How much higher can China raise bank reserves?

31 Mar, 2011

With little fanfare on Friday, China set a new record, forcing the country's big banks to lock up 20 percent of their deposits as reserves. That level - inconceivable in developed economies - is probably not the ceiling. But just how high can it go? Up to 30 percent? Or 50 percent?
The answer may lie in the distortions that this monetary tightening tool is beginning to impose on the economy. What has been a fairly effective way of taming inflation is, bit by bit, taking a toll on the banking sector. "Few banks have extra money on hand to put at the central bank as reserves. The situation is even worse for smaller banks," said Liu Xusheng, a senior executive at a medium-sized bank in Beijing.
"If the central bank keeps tightening reserve requirements, it will really squeeze bank earnings," said Liu, who spoke on condition that his firm's name not be given. At the root of China's rising prices is the vast amount of money that has streamed into the economy from a gaping trade surplus in recent years. Reserve requirements are a direct way of ring-fencing that excess cash, keeping banks from lending out a large chunk of it and thereby slowing money growth.
The People's Bank of China (PBOC) has increased required reserves six times since November and interest rates only twice during that time. This approach has been effective. Inflation hit a 28-month high of 5.1 percent in the year to November and has since been contained below that. "The RRR (reserve requirement ratio) has become a part of the regular tools used by the PBOC to absorb liquidity, to a certain extent in replacement of central bank bill issuance," Yu Song and Helen Qiao, economists at Goldman Sachs, said in a research note.
The advantages are clear for the central bank in opting for reserve increases instead of open-market operations. It pays just 1.62 percent per year on required reserves, compared with about 3 percent on one-year bills. Reserve requirements are also seen as preferable to interest rates. They are a more direct tool for mopping up the liquidity that has been driving inflation and, unlike interest rates, do not add to the repayment burdens of indebted local governments.
Yet the central bank's choice of policy translates into weaker earnings for commercial banks. Lenders will suffer profit and funding squeezes if reserves go much higher. With banks allowed to lend up to 75 percent of their deposit base and bonds forming another slice of assets, many analysts see a 23 percent required reserve ratio as a rough threshold beyond which their operations will be seriously crimped.

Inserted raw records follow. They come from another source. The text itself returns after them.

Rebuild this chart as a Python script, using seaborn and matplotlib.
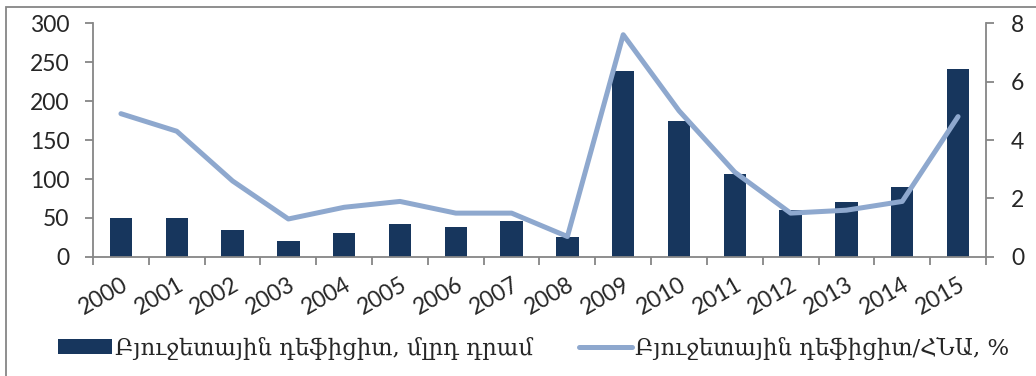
import matplotlib
matplotlib.use("Agg")
import matplotlib.pyplot as plt
import seaborn as sns
import numpy as np
import pandas as pd
from matplotlib.patches import Rectangle
from matplotlib.lines import Line2D
from matplotlib.ticker import FixedLocator, NullFormatter

years = ["2000", "2001", "2002", "2003", "2004", "2005", "2006", "2007",
         "2008", "2009", "2010", "2011", "2012", "2013", "2014", "2015"]
deficit_bn = [50, 50, 35, 20, 31, 42, 39, 46, 25, 239, 174, 106, 60, 71, 90, 241]
deficit_gdp = [4.9, 4.3, 2.6, 1.3, 1.7, 1.9, 1.5, 1.5, 0.7, 7.6, 5.0, 2.9, 1.5, 1.6, 1.9, 4.8]
bar_label = "Բյուջետային դեֆիցիտ, մլրդ դրամ"
line_label = "Բյուջետային դեֆիցիտ/ՀՆԱ, %"

BAR_C = "#17365D"
LINE_C = "#8EA8CE"
SPINE_C = "#868686"

sns.set_theme(style="white")
plt.rcParams['font.family'] = ['Lato', 'DejaVu Sans']

df = pd.DataFrame({"year": years, "bn": deficit_bn, "pct": deficit_gdp,
                   "pos": np.arange(len(years))})

fig = plt.figure(figsize=(10.36, 3.76), dpi=100)
ax = fig.add_axes([0.0898, 0.3165, 0.9517 - 0.0898, 0.9388 - 0.3165])

sns.barplot(data=df, x="year", y="bn", color=BAR_C, width=0.4, ax=ax,
            saturation=1, edgecolor="none")
ax.set_xlim(-0.5, len(years) - 0.5)
ax.set_ylim(0, 300)
ax.set_yticks([0, 50, 100, 150, 200, 250, 300])

ax2 = ax.twinx()
sns.lineplot(data=df, x="pos", y="pct", color=LINE_C, linewidth=3.6, ax=ax2)
ax2.set_ylim(0, 8)
ax2.set_yticks([0, 2, 4, 6, 8])
ax2.set_xlim(-0.5, len(years) - 0.5)

for a in (ax, ax2):
    a.set_xlabel("")
    a.set_ylabel("")
    for s in a.spines.values():
        s.set_visible(False)

ax.spines['left'].set_visible(True)
ax.spines['bottom'].set_visible(True)
ax.spines['left'].set_color(SPINE_C)
ax.spines['bottom'].set_color(SPINE_C)
ax.spines['left'].set_linewidth(1.3)
ax.spines['bottom'].set_linewidth(1.3)
ax2.spines['right'].set_visible(True)
ax2.spines['right'].set_color(SPINE_C)
ax2.spines['right'].set_linewidth(1.3)

# x: labels at centers, tick marks at boundaries
ax.set_xticks(np.arange(len(years)))
ax.set_xticklabels(years, rotation=30, ha="right", rotation_mode="anchor")
ax.tick_params(axis="x", which="major", length=0, pad=12, labelsize=16.5)
ax.xaxis.set_minor_locator(FixedLocator(np.arange(-0.5, len(years), 1.0)))
ax.xaxis.set_minor_formatter(NullFormatter())
ax.tick_params(axis="x", which="minor", length=6, width=1.3, color=SPINE_C, direction="out", bottom=True)

ax.tick_params(axis="y", left=True, length=6, width=1.3, color=SPINE_C, direction="out",
               pad=11, labelsize=16.5)
ax2.tick_params(axis="y", right=True, length=6, width=1.3, color=SPINE_C, direction="out",
                pad=12, labelsize=16.5)
ax2.tick_params(axis="x", bottom=False, labelbottom=False)

# chart-area border (left & top visible, rest clipped off)
fig.patches.append(Rectangle((6 / 1036, -0.1), 1.2, 1 - 7 / 376 + 0.1,
                             transform=fig.transFigure, fill=False,
                             edgecolor=SPINE_C, linewidth=1.3))

handles = [Rectangle((0, 0), 1, 1, facecolor=BAR_C, edgecolor="none"),
           Line2D([0], [0], color=LINE_C, linewidth=3.6)]
leg = fig.legend(handles, [bar_label, line_label], loc="center left",
                 bbox_to_anchor=(58 / 1036, 1 - 348 / 376), ncol=2, frameon=False,
                 borderpad=0, borderaxespad=0,
                 handlelength=2.35, handleheight=0.65, handletextpad=0.15,
                 columnspacing=2.0,
                 prop={"family": ["DejaVu Serif"], "size": 16.4})

fig.savefig("out.png", dpi=100)
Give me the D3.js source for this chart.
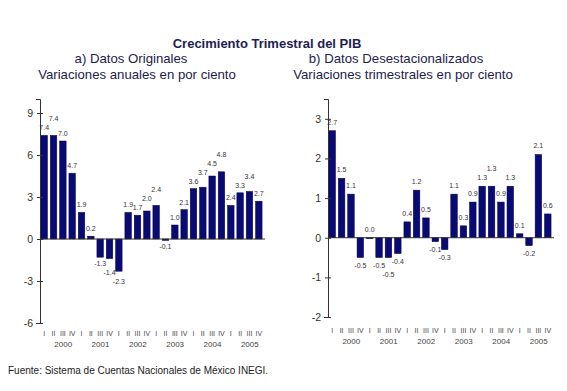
<!DOCTYPE html>
<html><head><meta charset="utf-8">
<script src="https://cdn.jsdelivr.net/npm/d3@7"></script>
<style>body{margin:0;background:#fff}svg{display:block}</style>
</head><body>
<script>
const quarters = ["I","II","III","IV"];
const years = ["2000","2001","2002","2003","2004","2005"];
const originales = [7.4,7.4,7.0,4.7, 1.9,0.2,-1.3,-1.4, -2.3,1.9,1.7,2.0, 2.4,-0.1,1.0,2.1, 3.6,3.7,4.5,4.8, 2.4,3.3,3.4,2.7];
const desestacionalizados = [2.7,1.5,1.1,-0.5, 0.0,-0.5,-0.5,-0.4, 0.4,1.2,0.5,-0.1, -0.3,1.1,0.3,0.9, 1.3,1.3,0.9,1.3, 0.1,-0.2,2.1,0.6];
const ticksLeft = [-6,-3,0,3,6,9];
const ticksRight = [-2,-1,0,1,2,3];

const loc = d3.formatLocale({decimal:".", thousands:",", grouping:[3], currency:["$",""], minus:"-"});
const fmt1 = loc.format(".1f"), fmt0 = loc.format("d");

const W = 567, H = 391;
const svg = d3.select("body").append("svg").attr("width", W).attr("height", H)
  .style("font-family", "'Liberation Sans', Arial, sans-serif");

svg.append("text").attr("x", 267).attr("y", 48).attr("text-anchor", "middle")
  .attr("font-size", 13).attr("font-weight", "bold").attr("fill", "#1e1e50")
  .text("Crecimiento Trimestral del PIB");
const subs = [
  {x:131, y:63, t:"a) Datos Originales"},
  {x:137, y:79, t:"Variaciones anuales en por ciento"},
  {x:396, y:63, t:"b) Datos Desestacionalizados"},
  {x:403, y:79, t:"Variaciones trimestrales en por ciento"}
];
subs.forEach(s => svg.append("text").attr("x", s.x).attr("y", s.y).attr("text-anchor","middle")
  .attr("font-size", 13.2).attr("fill", "#22224a").text(s.t));

svg.append("text").attr("x", 8).attr("y", 374).attr("font-size", 10).attr("fill", "#222")
  .text("Fuente: Sistema de Cuentas Nacionales de México INEGI.");

const keys = d3.range(24);

function panel(values, ticks, cfg) {
  const g = svg.append("g");
  const x = d3.scaleBand().domain(keys).range([cfg.x0, cfg.x1]).paddingInner(0.3).paddingOuter(0.1);
  const y = d3.scaleLinear().domain(cfg.dom).range([cfg.yb, cfg.yt]);
  g.selectAll("rect").data(values).join("rect")
    .attr("x", (d,i) => x(i)).attr("width", x.bandwidth())
    .attr("y", d => y(Math.max(0,d))).attr("height", d => Math.max(Math.abs(y(d)-y(0)), d===0?1:0))
    .attr("fill", "#0a0a74").attr("stroke", "#05054a").attr("stroke-width", 0.5);
  g.append("line").attr("x1", cfg.x0).attr("x2", cfg.x1 + 2).attr("y1", y(0)).attr("y2", y(0))
    .attr("stroke", "#333").attr("stroke-width", 1);
  const ax = d3.axisLeft(y).tickValues(ticks).tickFormat(fmt0).tickSize(4).tickPadding(5);
  const ag = g.append("g").attr("transform", `translate(${cfg.x0},0)`).call(ax);
  ag.select(".domain").attr("stroke", "#333");
  ag.selectAll(".tick line").attr("stroke", "#333").attr("x2", 3).attr("x1", -3);
  ag.selectAll(".tick text").attr("font-size", 10.5).attr("fill", "#333")
    .attr("font-family", "'Liberation Sans', Arial, sans-serif").attr("x", -7);
  let prev = null;
  values.forEach((v, i) => {
    const pos = v >= 0;
    let ly = pos ? y(v) - cfg.off : y(v) + cfg.off + 4;
    if (prev && prev.pos === pos && Math.abs(v) >= Math.abs(prev.v) && Math.abs(prev.ly - ly) < 6) {
      ly = pos ? prev.ly - 9 : prev.ly + 9;
    }
    prev = {ly, pos, v};
    g.append("text").attr("x", x(i) + x.bandwidth()/2).attr("y", ly).attr("text-anchor","middle")
      .attr("font-size", 7).attr("fill", "#333").text(fmt1(v));
  });
  keys.forEach(i => {
    g.append("text").attr("x", x(i) + x.bandwidth()/2).attr("y", cfg.qy).attr("text-anchor","middle")
      .attr("font-size", 7).attr("fill", "#444").text(quarters[i % 4]);
  });
  years.forEach((yr, j) => {
    const cx = (x(j*4) + x(j*4+3) + x.bandwidth())/2 + 5;
    g.append("text").attr("x", cx).attr("y", cfg.qy + 11).attr("text-anchor","middle")
      .attr("font-size", 8).attr("fill", "#444").text(yr);
  });
}

panel(originales, ticksLeft, {x0:40, x1:263, dom:[-6,10], yb:323, yt:99, off:5, qy:336});
panel(desestacionalizados, ticksRight, {x0:328, x1:552, dom:[-2,3.5], yb:317, yt:99, off:6, qy:333});
</script>
</body></html>
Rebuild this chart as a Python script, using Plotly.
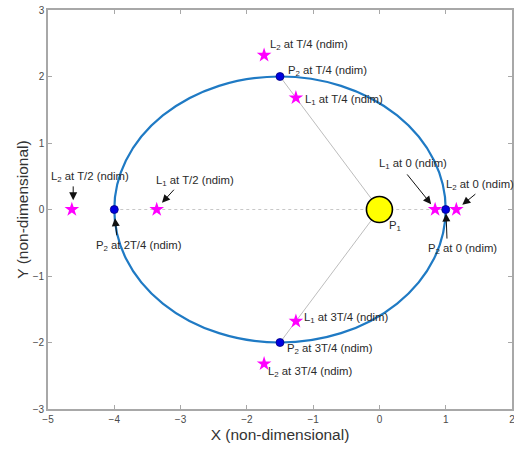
import plotly.graph_objects as go

# ---------------- data ----------------
time_tags = ["0", "T/4", "2T/4", "3T/4"]
p1_x = [0.0]
p1_y = [0.0]
p2_x = [1.0, -1.5, -4.0, -1.5]
p2_y = [0.0, 2.0, 0.0, -2.0]
l1_x = [0.84, -1.26, -3.36, -1.26]
l1_y = [0.0, 1.68, 0.0, -1.68]
l2_x = [1.16, -1.74, -4.64, -1.74]
l2_y = [0.0, 2.32, 0.0, -2.32]
# P2 orbit (ellipse): centre and semi-axes
orbit_cx = -1.5
orbit_cy = 0.0
orbit_a = 2.5
orbit_b = 2.0
x_ticks = [-5, -4, -3, -2, -1, 0, 1, 2]
y_ticks = [-3, -2, -1, 0, 1, 2, 3]

# ---------------- figure ----------------
fig = go.Figure()

# guide lines P1 -> P2
fig.add_trace(go.Scatter(x=[p1_x[0], p2_x[1]], y=[p1_y[0], p2_y[1]], mode="lines",
                         line=dict(color="#bdbdbd", width=1), hoverinfo="skip", showlegend=False))
fig.add_trace(go.Scatter(x=[p1_x[0], p2_x[3]], y=[p1_y[0], p2_y[3]], mode="lines",
                         line=dict(color="#bdbdbd", width=1), hoverinfo="skip", showlegend=False))
fig.add_trace(go.Scatter(x=[p2_x[2], p2_x[0]], y=[p2_y[2], p2_y[0]], mode="lines",
                         line=dict(color="#c8c8c8", width=1, dash="dot"), hoverinfo="skip", showlegend=False))

# orbit ellipse
fig.add_shape(type="circle", xref="x", yref="y",
              x0=orbit_cx - orbit_a, x1=orbit_cx + orbit_a,
              y0=orbit_cy - orbit_b, y1=orbit_cy + orbit_b,
              line=dict(color="#1f7ac4", width=2.2), layer="below")

# P1
fig.add_trace(go.Scatter(x=p1_x, y=p1_y, mode="markers",
                         marker=dict(size=26, color="#ffff00", line=dict(color="black", width=1.6)),
                         showlegend=False))
# L1, L2 stars
fig.add_trace(go.Scatter(x=l1_x, y=l1_y, mode="markers",
                         marker=dict(symbol="star", size=11, color="#ff00ff", line=dict(width=0)),
                         showlegend=False))
fig.add_trace(go.Scatter(x=l2_x, y=l2_y, mode="markers",
                         marker=dict(symbol="star", size=11, color="#ff00ff", line=dict(width=0)),
                         showlegend=False))
# P2
fig.add_trace(go.Scatter(x=p2_x, y=p2_y, mode="markers",
                         marker=dict(size=8, color="#0000e0", line=dict(color="#000080", width=0.8)),
                         showlegend=False))

# ---------------- labels ----------------
TXT = dict(family="Liberation Sans, Arial, sans-serif", size=11.3, color="#2a2a2a")

def lab(name, sub, tag):
    return f"{name}<sub>{sub}</sub> at {tag} (ndim)"

labels = [
    (lab("L", 2, time_tags[1]), -1.68, 2.47),
    (lab("P", 2, time_tags[1]), -1.41, 2.09),
    (lab("L", 1, time_tags[1]), -1.15, 1.65),
    (lab("L", 1, time_tags[3]), -1.17, -1.63),
    (lab("P", 2, time_tags[3]), -1.42, -2.10),
    (lab("L", 2, time_tags[3]), -1.71, -2.45),
    ("P<sub>1</sub>", 0.11, -0.25),
    (lab("L", 1, time_tags[0]), -0.04, 0.68),
    (lab("L", 2, time_tags[0]), 0.975, 0.37),
    (lab("P", 2, time_tags[0]), 0.71, -0.60),
    (lab("L", 1, "T/2"), -3.40, 0.43),
    (lab("L", 2, "T/2"), -4.99, 0.49),
    (lab("P", 2, time_tags[2]), -4.31, -0.55),
]
for t, x, y in labels:
    fig.add_annotation(x=x, y=y, text=t, showarrow=False, xanchor="left", yanchor="middle",
                       font=TXT)

# arrows: (tail_x, tail_y, head_x, head_y)
arrows = [
    (0.40, 0.55, 0.78, 0.08),
    (1.47, 0.25, 1.25, 0.07),
    (1.02, -0.46, 1.005, -0.06),
    (-3.08, 0.32, -3.28, 0.10),
    (-4.62, 0.37, -4.62, 0.14),
    (-3.96, -0.41, -3.99, -0.13),
]
for tx, ty, hx, hy in arrows:
    fig.add_annotation(x=hx, y=hy, ax=tx, ay=ty, xref="x", yref="y", axref="x", ayref="y",
                       text="", showarrow=True, arrowhead=2, arrowsize=1.6, arrowwidth=1,
                       arrowcolor="#111111")

AX = dict(showline=True, linecolor="#a8a8a8", linewidth=1.6, mirror="ticks",
          ticks="inside", ticklen=4, tickcolor="#a8a8a8", tickwidth=1,
          showgrid=False, zeroline=False, automargin=False, ticklabeloverflow="allow",
          tickfont=dict(family="Liberation Sans, Arial, sans-serif", size=10, color="#4a4a4a"),
          title_font=dict(family="Liberation Sans, Arial, sans-serif", size=15.5, color="#333333"))

fig.update_layout(
    width=514, height=450,
    margin=dict(l=48, r=2, t=10, b=41),
    paper_bgcolor="white", plot_bgcolor="white",
    xaxis=dict(range=[-5, 2], tickvals=x_ticks, title=dict(text="X (non-dimensional)", standoff=5), **AX),
    yaxis=dict(range=[-3, 3], tickvals=y_ticks, title=dict(text="Y (non-dimensional)", standoff=0), **AX),
)

fig.write_html("out.html", config={"displayModeBar": False},
               post_script="document.body.style.margin='0';")
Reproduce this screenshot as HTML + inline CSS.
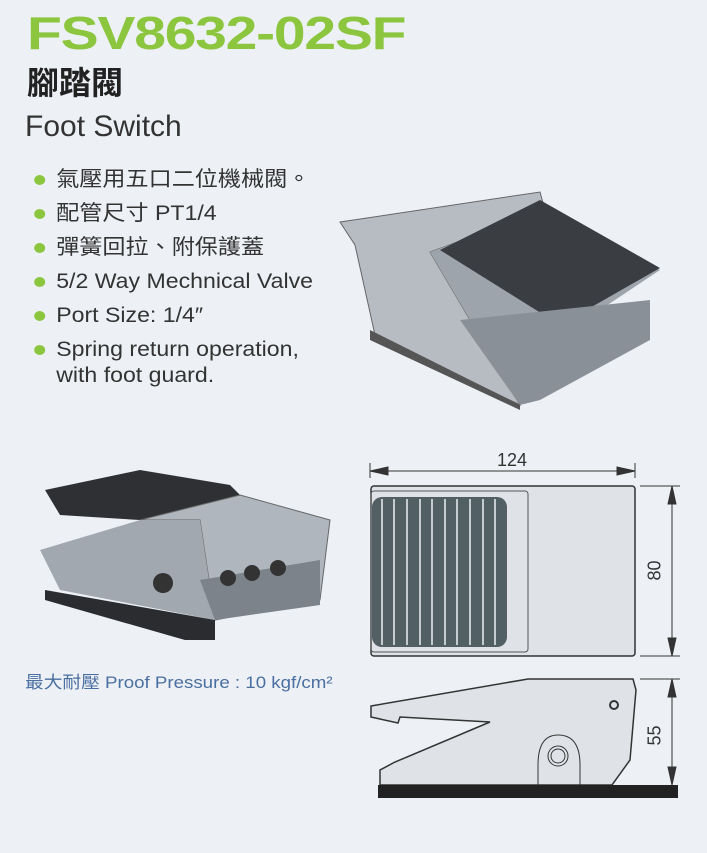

Stanley Li, an analyst at Mirae Asset Securities, estimated that every 50-basis-point increase in the reserve ratio shaves half a percentage point off banks' profits. On top of dimmer lending prospects, some banks also face a funding headache. Excess reserves kept at the central bank in anticipation of reserve ratio increases have fallen after the string of required reserve increases over the past year.
In time banks will need to sell their bond holdings to raise the money they need to meet reserve guidelines, bankers said. "That is like forcing banks to tear down the east wall to repair the west wall. It will increase risks in the banking system," said Liu, the banker in Beijing.
Quietly, Chinese bank executives have made their displeasure known. Bank of China President Li Lihui said this month that there was little room left for rreserve requirement increases Smaller banks are particularly vulnerable, said Zhu Song, a senior trader at the Bank of Communications.
"They often have relatively high loan-to-deposit ratios and will be hurt most," he said. Nevertheless, not everyone is convinced that Beijing needs to go easier on reserve requirements to protect banks. Its targeted system of slapping higher ratios on profligate banks means it can harden requirements without cutting profits for all, said Andy Brown, head of Asia bank research at UBS.
He said there was a chance that the reserve ratio could climb beyond 25 percent for banks that lend excessively. Others noted the government was already helping banks by controlling lending and deposit rates, guaranteeing a roughly 300-basis-point net interest margin that drives their profits.
"Since you are enjoying policy benefits, you have to shoulder your responsibilities when policy is tightened," said Fan Gang, a former academic adviser to the central bank. Although China's reserve requirements are among the toughest in the world right now, other nations have demanded more in the past. South Korea raised its ratio to as high as 30 percent in the 1980s and 1990s, UBS said.
Mirae's Li said China's banks are unique because they get over 90 percent of their funding from deposits. Unless they can grow their pool of deposits - a challenge made more difficult with real interest rates negative at present - China is approaching its reserve ratio ceiling, he said.
But Sun Miaoling, an analyst with CICC in Beijing, said the most important fact was that reserve requirements had proved the most direct and effective way of mopping up excess cash. "Of course, reserve requirement rises may affect bank earnings, but the central bank now has something more urgent to worry about, and that is inflation," she said. "In the past, the government helped banks clean up their bad loans, and now it is banks' turn to do something for the government."